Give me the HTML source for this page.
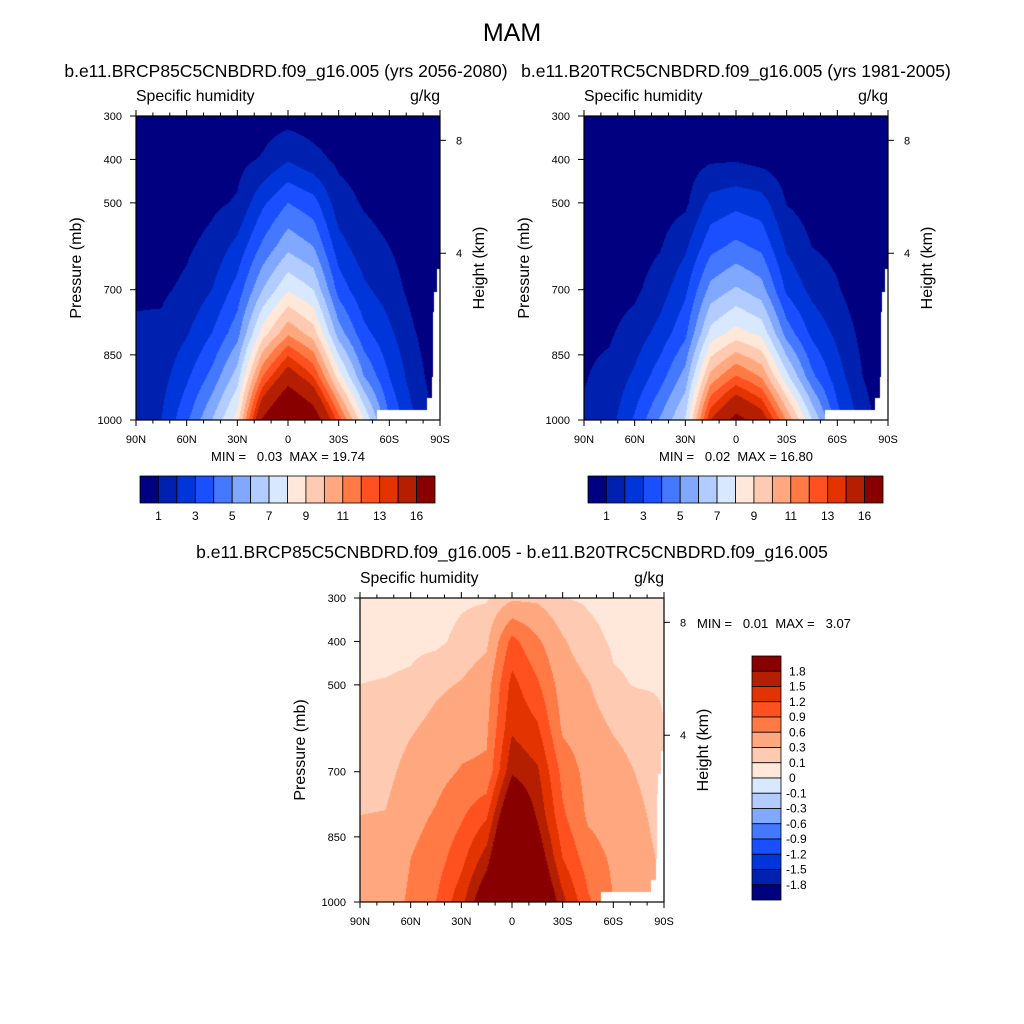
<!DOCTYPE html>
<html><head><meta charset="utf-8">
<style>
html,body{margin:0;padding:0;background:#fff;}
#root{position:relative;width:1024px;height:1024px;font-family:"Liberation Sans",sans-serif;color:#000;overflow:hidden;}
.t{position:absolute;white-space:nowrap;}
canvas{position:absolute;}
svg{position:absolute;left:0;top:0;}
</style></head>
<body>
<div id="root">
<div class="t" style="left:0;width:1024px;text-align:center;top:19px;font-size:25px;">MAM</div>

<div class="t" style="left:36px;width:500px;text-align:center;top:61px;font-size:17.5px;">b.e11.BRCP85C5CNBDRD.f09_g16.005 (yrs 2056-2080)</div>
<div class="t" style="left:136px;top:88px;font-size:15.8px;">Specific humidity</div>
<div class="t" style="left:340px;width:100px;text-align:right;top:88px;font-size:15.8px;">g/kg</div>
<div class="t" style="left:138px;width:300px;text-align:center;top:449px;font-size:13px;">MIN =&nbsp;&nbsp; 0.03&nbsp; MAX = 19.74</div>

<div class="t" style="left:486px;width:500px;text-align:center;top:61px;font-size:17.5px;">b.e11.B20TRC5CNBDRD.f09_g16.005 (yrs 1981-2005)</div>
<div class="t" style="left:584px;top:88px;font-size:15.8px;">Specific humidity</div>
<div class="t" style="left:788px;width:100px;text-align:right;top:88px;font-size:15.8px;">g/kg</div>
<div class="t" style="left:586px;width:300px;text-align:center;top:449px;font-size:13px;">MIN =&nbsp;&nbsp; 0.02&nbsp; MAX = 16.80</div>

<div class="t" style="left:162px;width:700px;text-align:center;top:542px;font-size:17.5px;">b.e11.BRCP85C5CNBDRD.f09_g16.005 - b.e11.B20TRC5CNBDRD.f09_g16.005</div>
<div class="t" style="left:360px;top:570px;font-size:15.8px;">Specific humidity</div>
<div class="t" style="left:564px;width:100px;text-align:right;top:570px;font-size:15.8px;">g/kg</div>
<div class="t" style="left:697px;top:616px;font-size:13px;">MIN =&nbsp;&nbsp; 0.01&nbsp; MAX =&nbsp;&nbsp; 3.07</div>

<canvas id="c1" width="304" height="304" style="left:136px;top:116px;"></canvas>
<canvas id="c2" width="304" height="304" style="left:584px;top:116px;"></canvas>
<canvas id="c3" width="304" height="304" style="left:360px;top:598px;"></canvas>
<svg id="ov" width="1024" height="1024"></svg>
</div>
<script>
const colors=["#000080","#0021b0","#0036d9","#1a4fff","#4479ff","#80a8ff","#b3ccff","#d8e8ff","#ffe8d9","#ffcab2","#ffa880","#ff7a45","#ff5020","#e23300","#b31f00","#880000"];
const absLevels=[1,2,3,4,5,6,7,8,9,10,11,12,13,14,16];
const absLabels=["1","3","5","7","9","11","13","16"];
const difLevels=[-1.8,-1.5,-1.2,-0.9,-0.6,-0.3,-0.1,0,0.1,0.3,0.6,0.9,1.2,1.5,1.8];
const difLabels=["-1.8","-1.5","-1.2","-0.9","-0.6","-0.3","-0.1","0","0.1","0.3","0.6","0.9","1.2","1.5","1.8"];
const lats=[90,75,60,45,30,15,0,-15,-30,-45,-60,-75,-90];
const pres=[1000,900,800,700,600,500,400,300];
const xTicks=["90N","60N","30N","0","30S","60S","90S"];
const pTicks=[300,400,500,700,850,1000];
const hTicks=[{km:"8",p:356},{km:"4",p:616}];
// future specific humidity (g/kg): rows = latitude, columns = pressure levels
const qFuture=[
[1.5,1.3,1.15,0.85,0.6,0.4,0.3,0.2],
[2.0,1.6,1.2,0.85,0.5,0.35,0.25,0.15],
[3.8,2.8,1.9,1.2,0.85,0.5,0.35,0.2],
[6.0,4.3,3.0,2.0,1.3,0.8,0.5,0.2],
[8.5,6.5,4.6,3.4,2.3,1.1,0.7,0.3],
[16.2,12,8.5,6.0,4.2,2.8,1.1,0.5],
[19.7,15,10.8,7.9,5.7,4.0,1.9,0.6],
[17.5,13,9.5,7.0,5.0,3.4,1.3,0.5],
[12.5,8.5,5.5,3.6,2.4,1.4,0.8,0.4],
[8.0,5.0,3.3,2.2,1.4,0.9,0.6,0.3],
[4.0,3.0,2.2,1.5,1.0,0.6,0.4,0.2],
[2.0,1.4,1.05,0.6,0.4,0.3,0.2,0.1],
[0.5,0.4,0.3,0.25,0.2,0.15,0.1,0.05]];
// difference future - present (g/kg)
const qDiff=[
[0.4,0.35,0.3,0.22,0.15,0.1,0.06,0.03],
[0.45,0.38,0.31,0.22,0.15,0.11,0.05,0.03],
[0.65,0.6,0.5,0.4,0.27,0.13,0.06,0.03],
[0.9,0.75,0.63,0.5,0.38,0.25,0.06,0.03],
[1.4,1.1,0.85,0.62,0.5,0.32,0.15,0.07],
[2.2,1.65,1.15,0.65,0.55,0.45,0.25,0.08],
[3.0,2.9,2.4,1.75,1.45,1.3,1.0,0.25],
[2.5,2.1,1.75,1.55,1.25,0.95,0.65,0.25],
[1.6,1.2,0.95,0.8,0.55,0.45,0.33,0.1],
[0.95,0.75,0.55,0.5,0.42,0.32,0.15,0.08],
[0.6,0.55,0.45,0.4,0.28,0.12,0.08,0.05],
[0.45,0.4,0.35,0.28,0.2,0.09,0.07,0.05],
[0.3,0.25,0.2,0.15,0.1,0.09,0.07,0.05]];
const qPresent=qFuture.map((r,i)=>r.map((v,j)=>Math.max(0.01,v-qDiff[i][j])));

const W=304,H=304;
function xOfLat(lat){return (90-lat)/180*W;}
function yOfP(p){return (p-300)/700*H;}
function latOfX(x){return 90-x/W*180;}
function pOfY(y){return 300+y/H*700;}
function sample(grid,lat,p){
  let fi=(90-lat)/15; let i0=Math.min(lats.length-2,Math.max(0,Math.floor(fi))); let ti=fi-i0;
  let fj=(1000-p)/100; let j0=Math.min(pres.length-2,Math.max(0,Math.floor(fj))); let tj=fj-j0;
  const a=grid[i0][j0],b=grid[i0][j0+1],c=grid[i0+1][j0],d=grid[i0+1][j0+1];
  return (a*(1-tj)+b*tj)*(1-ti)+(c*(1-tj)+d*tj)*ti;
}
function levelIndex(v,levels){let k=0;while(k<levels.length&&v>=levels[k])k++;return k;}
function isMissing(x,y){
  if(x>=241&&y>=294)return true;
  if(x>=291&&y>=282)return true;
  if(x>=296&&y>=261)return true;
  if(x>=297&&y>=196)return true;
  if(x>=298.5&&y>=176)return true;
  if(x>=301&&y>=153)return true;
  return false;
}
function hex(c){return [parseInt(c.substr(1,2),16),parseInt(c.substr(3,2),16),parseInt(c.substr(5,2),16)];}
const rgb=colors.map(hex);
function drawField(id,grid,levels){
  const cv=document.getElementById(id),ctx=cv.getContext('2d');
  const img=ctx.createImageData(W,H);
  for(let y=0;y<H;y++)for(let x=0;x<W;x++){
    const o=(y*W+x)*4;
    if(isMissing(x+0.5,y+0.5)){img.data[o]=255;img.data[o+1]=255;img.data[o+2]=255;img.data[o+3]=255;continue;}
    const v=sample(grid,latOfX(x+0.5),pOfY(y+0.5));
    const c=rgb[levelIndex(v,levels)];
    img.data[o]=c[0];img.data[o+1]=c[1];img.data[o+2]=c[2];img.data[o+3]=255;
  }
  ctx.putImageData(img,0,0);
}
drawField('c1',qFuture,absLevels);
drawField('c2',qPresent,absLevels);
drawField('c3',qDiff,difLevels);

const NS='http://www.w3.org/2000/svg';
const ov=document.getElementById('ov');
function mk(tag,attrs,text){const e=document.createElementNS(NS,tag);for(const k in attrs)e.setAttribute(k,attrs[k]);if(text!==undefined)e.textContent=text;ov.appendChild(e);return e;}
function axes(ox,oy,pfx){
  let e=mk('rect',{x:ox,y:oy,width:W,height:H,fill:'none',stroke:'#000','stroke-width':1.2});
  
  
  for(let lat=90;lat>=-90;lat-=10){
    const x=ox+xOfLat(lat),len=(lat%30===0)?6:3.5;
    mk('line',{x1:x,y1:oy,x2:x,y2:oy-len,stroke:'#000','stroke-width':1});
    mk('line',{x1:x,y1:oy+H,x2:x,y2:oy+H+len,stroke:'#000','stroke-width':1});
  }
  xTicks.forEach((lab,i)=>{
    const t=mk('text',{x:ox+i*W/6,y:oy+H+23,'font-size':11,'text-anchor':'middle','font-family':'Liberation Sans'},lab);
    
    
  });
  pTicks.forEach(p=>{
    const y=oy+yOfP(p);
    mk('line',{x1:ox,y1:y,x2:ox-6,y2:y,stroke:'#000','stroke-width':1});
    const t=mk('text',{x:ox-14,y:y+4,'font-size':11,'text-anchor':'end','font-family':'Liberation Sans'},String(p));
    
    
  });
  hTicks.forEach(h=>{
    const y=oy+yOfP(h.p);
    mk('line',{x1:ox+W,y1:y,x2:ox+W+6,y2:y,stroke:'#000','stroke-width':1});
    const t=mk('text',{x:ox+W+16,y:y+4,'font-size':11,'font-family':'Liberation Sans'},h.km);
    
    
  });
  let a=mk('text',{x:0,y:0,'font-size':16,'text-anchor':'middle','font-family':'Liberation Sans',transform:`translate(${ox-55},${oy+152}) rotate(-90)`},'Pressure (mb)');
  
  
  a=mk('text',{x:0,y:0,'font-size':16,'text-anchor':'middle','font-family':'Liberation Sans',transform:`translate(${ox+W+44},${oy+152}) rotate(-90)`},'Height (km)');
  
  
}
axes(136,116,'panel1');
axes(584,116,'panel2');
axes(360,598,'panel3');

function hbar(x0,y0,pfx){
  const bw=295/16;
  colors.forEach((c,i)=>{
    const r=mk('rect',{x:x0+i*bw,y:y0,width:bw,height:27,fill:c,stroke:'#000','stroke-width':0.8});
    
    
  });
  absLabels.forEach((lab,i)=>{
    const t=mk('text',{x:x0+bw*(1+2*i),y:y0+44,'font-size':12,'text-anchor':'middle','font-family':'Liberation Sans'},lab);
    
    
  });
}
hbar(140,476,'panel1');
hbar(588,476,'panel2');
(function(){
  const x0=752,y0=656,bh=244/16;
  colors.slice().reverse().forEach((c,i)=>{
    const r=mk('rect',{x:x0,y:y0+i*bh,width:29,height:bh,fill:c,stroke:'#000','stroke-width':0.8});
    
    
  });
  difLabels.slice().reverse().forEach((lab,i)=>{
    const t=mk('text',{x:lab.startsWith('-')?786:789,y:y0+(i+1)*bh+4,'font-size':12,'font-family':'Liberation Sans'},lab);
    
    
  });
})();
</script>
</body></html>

TASK OBJECTIVE: The lines from the top of the data above through the one holding "MAX = 19.74</div>" are to be repeated exactly, and only those, with no pictures.

OUTPUT FOR THIS TASK:
Give me the HTML source for this page.
<!DOCTYPE html>
<html><head><meta charset="utf-8">
<style>
html,body{margin:0;padding:0;background:#fff;}
#root{position:relative;width:1024px;height:1024px;font-family:"Liberation Sans",sans-serif;color:#000;overflow:hidden;}
.t{position:absolute;white-space:nowrap;}
canvas{position:absolute;}
svg{position:absolute;left:0;top:0;}
</style></head>
<body>
<div id="root">
<div class="t" style="left:0;width:1024px;text-align:center;top:19px;font-size:25px;">MAM</div>

<div class="t" style="left:36px;width:500px;text-align:center;top:61px;font-size:17.5px;">b.e11.BRCP85C5CNBDRD.f09_g16.005 (yrs 2056-2080)</div>
<div class="t" style="left:136px;top:88px;font-size:15.8px;">Specific humidity</div>
<div class="t" style="left:340px;width:100px;text-align:right;top:88px;font-size:15.8px;">g/kg</div>
<div class="t" style="left:138px;width:300px;text-align:center;top:449px;font-size:13px;">MIN =&nbsp;&nbsp; 0.03&nbsp; MAX = 19.74</div>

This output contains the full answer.